### Given task
Pictures do not belong in your copy. Repeat all the other data exactly.

### Data shown
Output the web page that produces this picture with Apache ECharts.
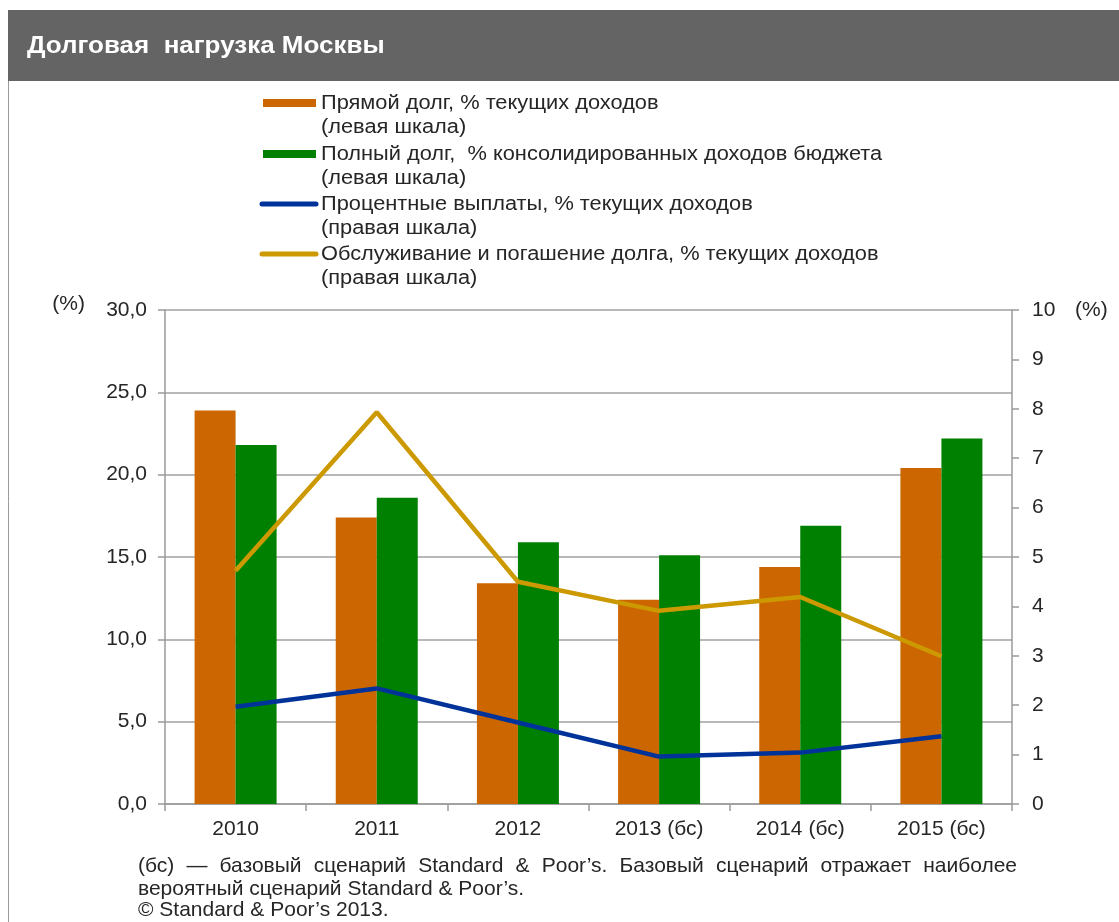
<!DOCTYPE html>
<html>
<head>
<meta charset="utf-8">
<script src="https://cdn.jsdelivr.net/npm/echarts@6/dist/echarts.min.js"></script>
<style>
html,body{margin:0;padding:0;background:#fff;}
#chart{width:1119px;height:922px;}
</style>
</head>
<body>
<div id="chart"></div>
<script>
const titleText = 'Долговая  нагрузка Москвы';
const categories = ['2010', '2011', '2012', '2013 (бс)', '2014 (бс)', '2015 (бс)'];
const directDebt = [23.9, 17.4, 13.4, 12.4, 14.4, 20.4];
const totalDebt = [21.8, 18.6, 15.9, 15.1, 16.9, 22.2];
const interestPayments = [1.97, 2.34, 1.65, 0.96, 1.04, 1.37];
const debtService = [4.72, 7.93, 4.50, 3.91, 4.19, 2.99];
const seriesNames = [
  'Прямой долг, % текущих доходов',
  'Полный долг,  % консолидированных доходов бюджета',
  'Процентные выплаты, % текущих доходов',
  'Обслуживание и погашение долга, % текущих доходов'
];
const scaleNotes = ['(левая шкала)', '(левая шкала)', '(правая шкала)', '(правая шкала)'];
const footLine1 = '(бс) — базовый сценарий Standard & Poor’s. Базовый сценарий отражает наиболее';
const footLine2 = 'вероятный сценарий Standard & Poor’s.';
const footLine3 = '© Standard & Poor’s 2013.';
const leftTicks = {min: 0, max: 30, interval: 5};
const rightTicks = {min: 0, max: 10, interval: 1};

const colors = ['#CC6600', '#008000', '#003399', '#CC9900'];
const FONT = '"Liberation Sans", Arial, sans-serif';
const TXT = '#262626';

const chart = echarts.init(document.getElementById('chart'), null, {renderer: 'canvas'});

// legend graphics
const legendGraphics = [];
const rowY = [103, 154, 204, 254];
seriesNames.forEach((name, i) => {
  const y = rowY[i];
  if (i < 2) {
    legendGraphics.push({type: 'rect', shape: {x: 263, y: y - 4, width: 53, height: 8}, style: {fill: colors[i]}});
  } else {
    legendGraphics.push({type: 'line', shape: {x1: 262, y1: y, x2: 316, y2: y}, style: {stroke: colors[i], lineWidth: 5, lineCap: 'round'}});
  }
  legendGraphics.push({type: 'text', x: 321, y: y, scaleX: 1.09, style: {text: name, font: '20px ' + FONT, fill: TXT, verticalAlign: 'middle'}});
  legendGraphics.push({type: 'text', x: 321, y: y + 24, scaleX: 1.09, style: {text: scaleNotes[i], font: '20px ' + FONT, fill: TXT, verticalAlign: 'middle'}});
});

// justified footnote first line
const cv = document.createElement('canvas').getContext('2d');
const footFont = '21px ' + FONT;
cv.font = footFont;
const words = footLine1.split(' ');
const widths = words.map(w => cv.measureText(w).width);
const totalW = widths.reduce((a, b) => a + b, 0);
const x0 = 138, x1 = 1017;
const gap = (x1 - x0 - totalW) / (words.length - 1);
const footGraphics = [];
let cx = x0;
words.forEach((w, i) => {
  footGraphics.push({type: 'text', x: cx, y: 866, style: {text: w, font: footFont, fill: TXT, verticalAlign: 'middle'}});
  cx += widths[i] + gap;
});
footGraphics.push({type: 'text', x: x0, y: 889, style: {text: footLine2, font: footFont, fill: TXT, verticalAlign: 'middle'}});
footGraphics.push({type: 'text', x: x0, y: 910, style: {text: footLine3, font: footFont, fill: TXT, verticalAlign: 'middle'}});

const axisFont = {color: TXT, fontSize: 21, fontFamily: FONT};

const option = {
  backgroundColor: '#ffffff',
  animation: false,
  grid: {left: 165, right: 107, top: 310, bottom: 118, containLabel: false},
  graphic: [
    {type: 'rect', shape: {x: 8, y: 10, width: 1111, height: 71}, style: {fill: '#646464'}},
    {type: 'line', shape: {x1: 8.5, y1: 81, x2: 8.5, y2: 922}, style: {stroke: '#9a9a9a', lineWidth: 1}},
    {type: 'text', x: 27, y: 47, scaleX: 1.13, style: {text: titleText, font: 'bold 23px ' + FONT, fill: '#ffffff', verticalAlign: 'middle'}},
    ...legendGraphics,
    ...footGraphics
  ],
  xAxis: {
    type: 'category',
    data: categories,
    axisLine: {lineStyle: {color: '#9a9a9a', width: 1.5}},
    axisTick: {show: true, length: 7, lineStyle: {color: '#9a9a9a', width: 1.5}},
    axisLabel: Object.assign({margin: 15}, axisFont)
  },
  yAxis: [
    {
      type: 'value', min: leftTicks.min, max: leftTicks.max, interval: leftTicks.interval,
      name: '(%)', nameLocation: 'end', nameGap: 6,
      nameTextStyle: Object.assign({align: 'right', verticalAlign: 'middle', padding: [0, 80, 0, 0]}, axisFont),
      axisLine: {show: true, lineStyle: {color: '#9a9a9a', width: 1.5}},
      axisTick: {show: true, length: 7, lineStyle: {color: '#9a9a9a', width: 1.5}},
      splitLine: {show: true, lineStyle: {color: '#a0a0a0', width: 1.5}},
      axisLabel: Object.assign({margin: 18, formatter: v => v.toFixed(1).replace('.', ',')}, axisFont)
    },
    {
      type: 'value', min: rightTicks.min, max: rightTicks.max, interval: rightTicks.interval,
      name: '(%)', nameLocation: 'end', nameGap: 0,
      nameTextStyle: Object.assign({align: 'left', verticalAlign: 'middle', padding: [0, 0, 0, 63]}, axisFont),
      axisLine: {show: true, lineStyle: {color: '#9a9a9a', width: 1.5}},
      axisTick: {show: true, length: 7, lineStyle: {color: '#9a9a9a', width: 1.5}},
      splitLine: {show: false},
      axisLabel: Object.assign({margin: 20}, axisFont)
    }
  ],
  series: [
    {name: seriesNames[0], type: 'bar', data: directDebt, yAxisIndex: 0, barWidth: 41, barGap: '0%', itemStyle: {color: colors[0]}, z: 2},
    {name: seriesNames[1], type: 'bar', data: totalDebt, yAxisIndex: 0, barWidth: 41, barGap: '0%', itemStyle: {color: colors[1]}, z: 2},
    {name: seriesNames[2], type: 'line', data: interestPayments, yAxisIndex: 1, showSymbol: false, symbol: 'none', lineStyle: {color: colors[2], width: 4.5}, itemStyle: {color: colors[2]}, z: 3},
    {name: seriesNames[3], type: 'line', data: debtService, yAxisIndex: 1, showSymbol: false, symbol: 'none', lineStyle: {color: colors[3], width: 4.5}, itemStyle: {color: colors[3]}, z: 3}
  ]
};
chart.setOption(option);
</script>
</body>
</html>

### Response below
Output the web page that produces this picture with Apache ECharts.
<!DOCTYPE html>
<html>
<head>
<meta charset="utf-8">
<script src="https://cdn.jsdelivr.net/npm/echarts@6/dist/echarts.min.js"></script>
<style>
html,body{margin:0;padding:0;background:#fff;}
#chart{width:1119px;height:922px;}
</style>
</head>
<body>
<div id="chart"></div>
<script>
const titleText = 'Долговая  нагрузка Москвы';
const categories = ['2010', '2011', '2012', '2013 (бс)', '2014 (бс)', '2015 (бс)'];
const directDebt = [23.9, 17.4, 13.4, 12.4, 14.4, 20.4];
const totalDebt = [21.8, 18.6, 15.9, 15.1, 16.9, 22.2];
const interestPayments = [1.97, 2.34, 1.65, 0.96, 1.04, 1.37];
const debtService = [4.72, 7.93, 4.50, 3.91, 4.19, 2.99];
const seriesNames = [
  'Прямой долг, % текущих доходов',
  'Полный долг,  % консолидированных доходов бюджета',
  'Процентные выплаты, % текущих доходов',
  'Обслуживание и погашение долга, % текущих доходов'
];
const scaleNotes = ['(левая шкала)', '(левая шкала)', '(правая шкала)', '(правая шкала)'];
const footLine1 = '(бс) — базовый сценарий Standard & Poor’s. Базовый сценарий отражает наиболее';
const footLine2 = 'вероятный сценарий Standard & Poor’s.';
const footLine3 = '© Standard & Poor’s 2013.';
const leftTicks = {min: 0, max: 30, interval: 5};
const rightTicks = {min: 0, max: 10, interval: 1};

const colors = ['#CC6600', '#008000', '#003399', '#CC9900'];
const FONT = '"Liberation Sans", Arial, sans-serif';
const TXT = '#262626';

const chart = echarts.init(document.getElementById('chart'), null, {renderer: 'canvas'});

// legend graphics
const legendGraphics = [];
const rowY = [103, 154, 204, 254];
seriesNames.forEach((name, i) => {
  const y = rowY[i];
  if (i < 2) {
    legendGraphics.push({type: 'rect', shape: {x: 263, y: y - 4, width: 53, height: 8}, style: {fill: colors[i]}});
  } else {
    legendGraphics.push({type: 'line', shape: {x1: 262, y1: y, x2: 316, y2: y}, style: {stroke: colors[i], lineWidth: 5, lineCap: 'round'}});
  }
  legendGraphics.push({type: 'text', x: 321, y: y, scaleX: 1.09, style: {text: name, font: '20px ' + FONT, fill: TXT, verticalAlign: 'middle'}});
  legendGraphics.push({type: 'text', x: 321, y: y + 24, scaleX: 1.09, style: {text: scaleNotes[i], font: '20px ' + FONT, fill: TXT, verticalAlign: 'middle'}});
});

// justified footnote first line
const cv = document.createElement('canvas').getContext('2d');
const footFont = '21px ' + FONT;
cv.font = footFont;
const words = footLine1.split(' ');
const widths = words.map(w => cv.measureText(w).width);
const totalW = widths.reduce((a, b) => a + b, 0);
const x0 = 138, x1 = 1017;
const gap = (x1 - x0 - totalW) / (words.length - 1);
const footGraphics = [];
let cx = x0;
words.forEach((w, i) => {
  footGraphics.push({type: 'text', x: cx, y: 866, style: {text: w, font: footFont, fill: TXT, verticalAlign: 'middle'}});
  cx += widths[i] + gap;
});
footGraphics.push({type: 'text', x: x0, y: 889, style: {text: footLine2, font: footFont, fill: TXT, verticalAlign: 'middle'}});
footGraphics.push({type: 'text', x: x0, y: 910, style: {text: footLine3, font: footFont, fill: TXT, verticalAlign: 'middle'}});

const axisFont = {color: TXT, fontSize: 21, fontFamily: FONT};

const option = {
  backgroundColor: '#ffffff',
  animation: false,
  grid: {left: 165, right: 107, top: 310, bottom: 118, containLabel: false},
  graphic: [
    {type: 'rect', shape: {x: 8, y: 10, width: 1111, height: 71}, style: {fill: '#646464'}},
    {type: 'line', shape: {x1: 8.5, y1: 81, x2: 8.5, y2: 922}, style: {stroke: '#9a9a9a', lineWidth: 1}},
    {type: 'text', x: 27, y: 47, scaleX: 1.13, style: {text: titleText, font: 'bold 23px ' + FONT, fill: '#ffffff', verticalAlign: 'middle'}},
    ...legendGraphics,
    ...footGraphics
  ],
  xAxis: {
    type: 'category',
    data: categories,
    axisLine: {lineStyle: {color: '#9a9a9a', width: 1.5}},
    axisTick: {show: true, length: 7, lineStyle: {color: '#9a9a9a', width: 1.5}},
    axisLabel: Object.assign({margin: 15}, axisFont)
  },
  yAxis: [
    {
      type: 'value', min: leftTicks.min, max: leftTicks.max, interval: leftTicks.interval,
      name: '(%)', nameLocation: 'end', nameGap: 6,
      nameTextStyle: Object.assign({align: 'right', verticalAlign: 'middle', padding: [0, 80, 0, 0]}, axisFont),
      axisLine: {show: true, lineStyle: {color: '#9a9a9a', width: 1.5}},
      axisTick: {show: true, length: 7, lineStyle: {color: '#9a9a9a', width: 1.5}},
      splitLine: {show: true, lineStyle: {color: '#a0a0a0', width: 1.5}},
      axisLabel: Object.assign({margin: 18, formatter: v => v.toFixed(1).replace('.', ',')}, axisFont)
    },
    {
      type: 'value', min: rightTicks.min, max: rightTicks.max, interval: rightTicks.interval,
      name: '(%)', nameLocation: 'end', nameGap: 0,
      nameTextStyle: Object.assign({align: 'left', verticalAlign: 'middle', padding: [0, 0, 0, 63]}, axisFont),
      axisLine: {show: true, lineStyle: {color: '#9a9a9a', width: 1.5}},
      axisTick: {show: true, length: 7, lineStyle: {color: '#9a9a9a', width: 1.5}},
      splitLine: {show: false},
      axisLabel: Object.assign({margin: 20}, axisFont)
    }
  ],
  series: [
    {name: seriesNames[0], type: 'bar', data: directDebt, yAxisIndex: 0, barWidth: 41, barGap: '0%', itemStyle: {color: colors[0]}, z: 2},
    {name: seriesNames[1], type: 'bar', data: totalDebt, yAxisIndex: 0, barWidth: 41, barGap: '0%', itemStyle: {color: colors[1]}, z: 2},
    {name: seriesNames[2], type: 'line', data: interestPayments, yAxisIndex: 1, showSymbol: false, symbol: 'none', lineStyle: {color: colors[2], width: 4.5}, itemStyle: {color: colors[2]}, z: 3},
    {name: seriesNames[3], type: 'line', data: debtService, yAxisIndex: 1, showSymbol: false, symbol: 'none', lineStyle: {color: colors[3], width: 4.5}, itemStyle: {color: colors[3]}, z: 3}
  ]
};
chart.setOption(option);
</script>
</body>
</html>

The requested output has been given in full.